Turkish-Iranian Gold Dealer Must Face Laundering, Sanctions Case

  • Zarrab argued U.S. prosecutors overreached in bringing charges
  • Gold trader is accused of violating U.S. sanctions on Iran

A Turkish-Iranian gold trader must stand trial for laundering hundreds of millions of dollars and violating U.S. sanctions on Iran, a New York judge said in rejecting a bid to dismiss the case as “unprecedented.”

Reza Zarrab, who allegedly owns a multi-billion dollar network of companies in Turkey and the United Arab Emirates, argued that U.S. prosecutors had "manufactured" the case as part of a "dangerous extension" of American law. He said he’s the first foreign national accused of violating U.S. banking sanctions against Iran in transactions that were otherwise lawful for him as a Turkish citizen, a claim prosecutors didn’t deny.

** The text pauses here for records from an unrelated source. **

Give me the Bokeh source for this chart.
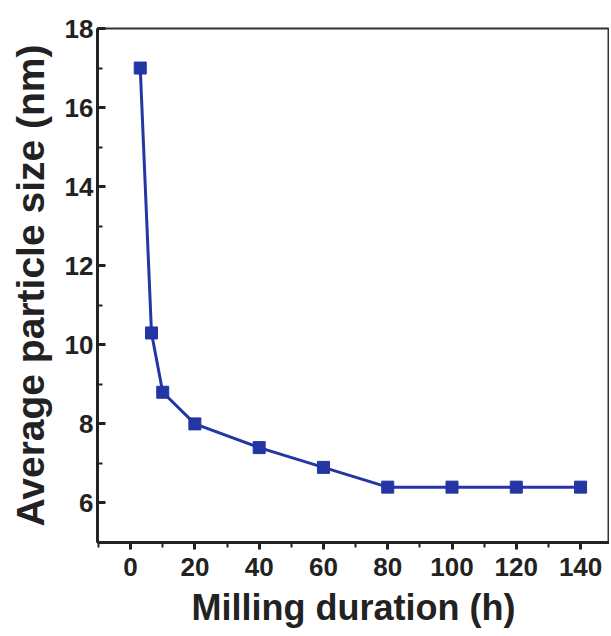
from bokeh.plotting import figure
from bokeh.models import ColumnDataSource, Range1d, FixedTicker
from bokeh.embed import file_html
from bokeh.resources import INLINE

# data
milling_h = [3, 6.5, 10, 20, 40, 60, 80, 100, 120, 140]
size_nm = [17.0, 10.3, 8.8, 8.0, 7.4, 6.9, 6.4, 6.4, 6.4, 6.4]
x_ticks = [0, 20, 40, 60, 80, 100, 120, 140]
y_ticks = [6, 8, 10, 12, 14, 16, 18]

src = ColumnDataSource(dict(x=milling_h, y=size_nm))
color = "#2436a3"
font = "Liberation Sans"

p = figure(width=609, height=630, output_backend="svg", toolbar_location=None,
           x_range=Range1d(-10.3, 149), y_range=Range1d(5.0, 18),
           min_border_left=97, min_border_right=0, min_border_top=28, min_border_bottom=87)
p.background_fill_color = "white"
p.border_fill_color = "white"
p.grid.visible = False
p.outline_line_color = "#333333"
p.outline_line_width = 2

p.line("x", "y", source=src, line_color=color, line_width=3)
p.scatter("x", "y", source=src, marker="square", size=12, fill_color=color, line_color=color)

p.xaxis.ticker = FixedTicker(ticks=x_ticks, minor_ticks=list(range(-10, 150, 10)))
p.yaxis.ticker = FixedTicker(ticks=y_ticks, minor_ticks=list(range(5, 19)))

for ax in (p.xaxis[0], p.yaxis[0]):
    ax.axis_line_width = 3
    ax.axis_line_color = "#222222"
    ax.major_tick_line_width = 3
    ax.minor_tick_line_width = 2
    ax.major_tick_line_color = "#222222"
    ax.minor_tick_line_color = "#222222"
    ax.major_label_text_font = font
    ax.major_label_text_font_style = "bold"
    ax.major_label_text_font_size = "26px"
    ax.major_label_text_color = "#222222"
    ax.axis_label_text_font = font
    ax.axis_label_text_font_style = "bold"
    ax.axis_label_text_color = "#222222"

# x ticks point outward, y ticks point inward
p.xaxis.major_tick_in = 0
p.xaxis.major_tick_out = 7
p.xaxis.minor_tick_in = 0
p.xaxis.minor_tick_out = 5
p.yaxis.major_tick_in = 8
p.yaxis.major_tick_out = 0
p.yaxis.minor_tick_in = 5
p.yaxis.minor_tick_out = 0

p.xaxis.axis_label_text_font_size = "36px"
p.yaxis.axis_label_text_font_size = "39px"
p.xaxis.axis_label = "Milling duration (h)"
p.yaxis.axis_label = "Average particle size (nm)"
p.xaxis.major_label_standoff = 8
p.yaxis.major_label_standoff = 4
p.xaxis.axis_label_standoff = 8
p.yaxis.axis_label_standoff = 10

open("out.html", "w").write(file_html(p, INLINE))
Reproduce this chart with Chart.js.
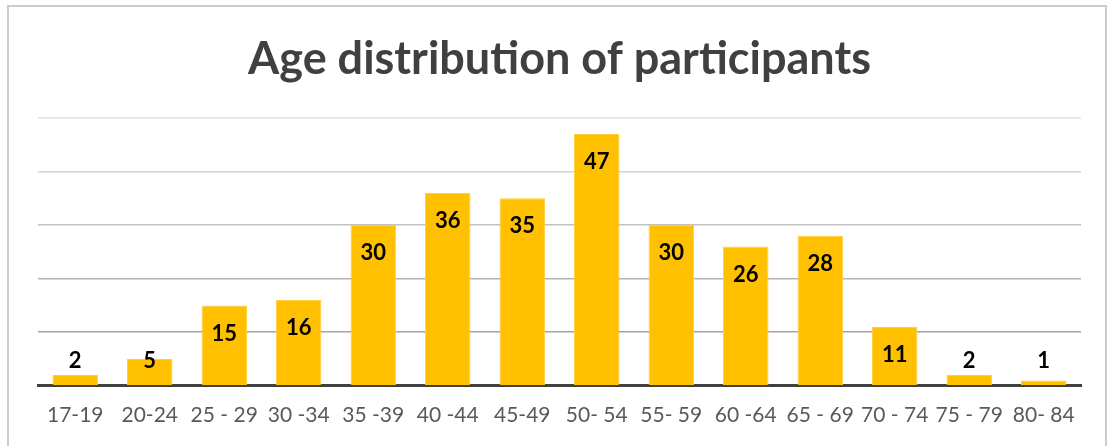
<!DOCTYPE html>
<html>
<head>
<meta charset="utf-8">
<script src="https://cdn.jsdelivr.net/npm/chart.js@4.4.1/dist/chart.umd.min.js"></script>
<style>
    body { margin: 0; background: #ffffff; }
    #wrap { position: relative; width: 1111px; height: 446px; overflow: hidden; }
    #frame { position: absolute; left: 7px; top: 5px; width: 1100px; height: 500px; border: 2px solid #cccccc; box-sizing: border-box; }
    #myChart { position: absolute; left: 0; top: 0; }
</style>
</head>
<body>
<div id="wrap">
    <div id="frame"></div>
    <canvas id="myChart" width="1111" height="446"></canvas>
</div>
<script>
var ageGroups = ["17-19", "20-24", "25 - 29", "30 -34", "35 -39", "40 -44", "45-49", "50- 54", "55- 59", "60 -64", "65 - 69", "70 - 74", "75 - 79", "80- 84"];
var participants = [2, 5, 15, 16, 30, 36, 35, 47, 30, 26, 28, 11, 2, 1];
var gridTicks = [0, 10, 20, 30, 40, 50];
var gridColors = ["rgba(0,0,0,0)", "#a3a3a3", "#b3b3b3", "#c2c2c2", "#d3d3d3", "#e2e2e2"];

// draws the value inside the top of each bar (above it when the bar is too short)
var valueLabels = {
    id: 'valueLabels',
    afterDatasetsDraw: function (chart) {
        var ctx = chart.ctx;
        var meta = chart.getDatasetMeta(0);
        var yScale = chart.scales.y;
        var base = yScale.getPixelForValue(0);
        ctx.save();
        ctx.font = "bold 22px Lato";
        ctx.fillStyle = "#000000";
        ctx.textAlign = "center";
        ctx.textBaseline = "middle";
        for (var i = 0; i < meta.data.length; i++) {
            var bar = meta.data[i];
            var y = Math.min(bar.y + 28, base - 25);
            ctx.fillText(String(participants[i]), bar.x, y);
        }
        ctx.restore();
    }
};

var ctx = document.getElementById('myChart').getContext('2d');
var myChart = new Chart(ctx, {
    type: 'bar',
    data: {
        labels: ageGroups,
        datasets: [{
            label: 'Participants',
            data: participants,
            backgroundColor: "#FFC000",
            borderColor: "#FFCF40",
            borderWidth: 1,
            barPercentage: 0.61,
            categoryPercentage: 1
        }]
    },
    options: {
        responsive: false,
        animation: false,
        layout: {
            padding: { left: 38, right: 30, top: 0, bottom: 1 }
        },
        plugins: {
            legend: { display: false },
            tooltip: { enabled: false },
            title: {
                display: true,
                text: "Age distribution of participants",
                color: "#404040",
                font: { family: "Lato", size: 45, weight: "bold", lineHeight: 1.2 },
                padding: { top: 32, bottom: 32 }
            }
        },
        scales: {
            x: {
                grid: { display: false, drawTicks: false },
                border: { display: true, color: "#404040", width: 3 },
                ticks: {
                    color: "#595959",
                    padding: 17,
                    maxRotation: 0,
                    autoSkip: false,
                    font: { family: "Lato", size: 21 }
                }
            },
            y: {
                min: 0,
                max: 50,
                afterBuildTicks: function (scale) {
                    scale.ticks = gridTicks.map(function (v) { return { value: v }; });
                },
                border: { display: false },
                grid: {
                    drawTicks: false,
                    lineWidth: 1.5,
                    color: function (c) { return gridColors[c.index] || "#d9d9d9"; }
                },
                ticks: { display: false }
            }
        }
    },
    plugins: [valueLabels]
});
</script>
</body>
</html>
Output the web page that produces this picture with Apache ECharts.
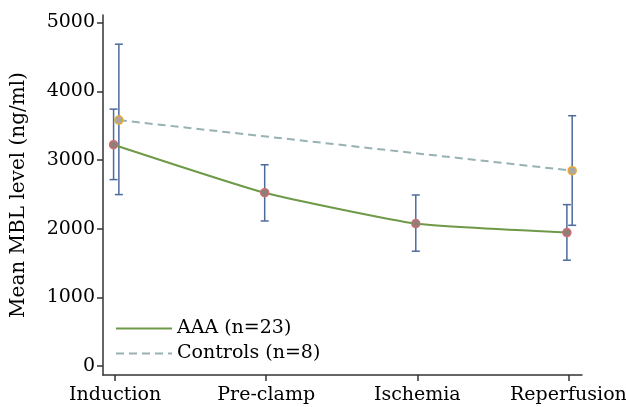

“Without Zarrab and his network of exchange houses and front companies to secretly conduct sanctions-evading international financial transfers, Zarrab’s Iranian co-conspirators would have been excluded from access to the U.S. financial system," U.S. District Judge Richard Berman in Manhattan said Monday, summarizing the U.S. allegations. "Zarrab’s charged conduct goes to the very heart of what U.S. sanctions laws are intended to prohibit."

Zarrab, who denies wrongdoing, is accused of money laundering and using a web of companies to induce American banks to launder money in transactions that violated the sanctions. He has been in custody in New York since he was arrested in Florida in March en route to a family trip to Disney World.

Bribery Scandal

The case has been closely watched in Turkey as Zarrab was at the center of a bribery scandal that engulfed that country’s leadership. He was previously charged in a graft probe there in 2013, accused of bribing cabinet ministers with millions of dollars in cash and gifts to help facilitate trade in gold with Iran, according to police and court documents in Turkey reviewed by Bloomberg News. 

Berman said sanctions laws can be used against people and not just banks and that the U.S. has authority to bring such cases because it needs to defend itself against Iran’s sponsorship of international terrorism. The U.S. has levied billions of dollars in fines against banks including HSBC Holdings Plc and BNP Paribas SA for violating sanctions against Iran and other countries.

The U.S. anti-money-laundering law "applies to foreign nationals or persons acting outside the United States if they are engaging in a transaction that involves property that is subject to the jurisdiction of the United States," Berman wrote.

Berman also said there was evidence to suggest Zarrab and his accomplices used "layered transactions" and shell companies "to deceive U.S. banks into processing transfers on behalf of sanctioned entities." Zarrab has said his business was legitimate.

Zarrab’s lawyer, Benjamin Brafman, didn’t immediately respond to a voice-mail message seeking comment on the decision.

The case is U.S. v. Reza Zarrab, 15-cr-867, U.S. District Court, Southern District of New York (Manhattan).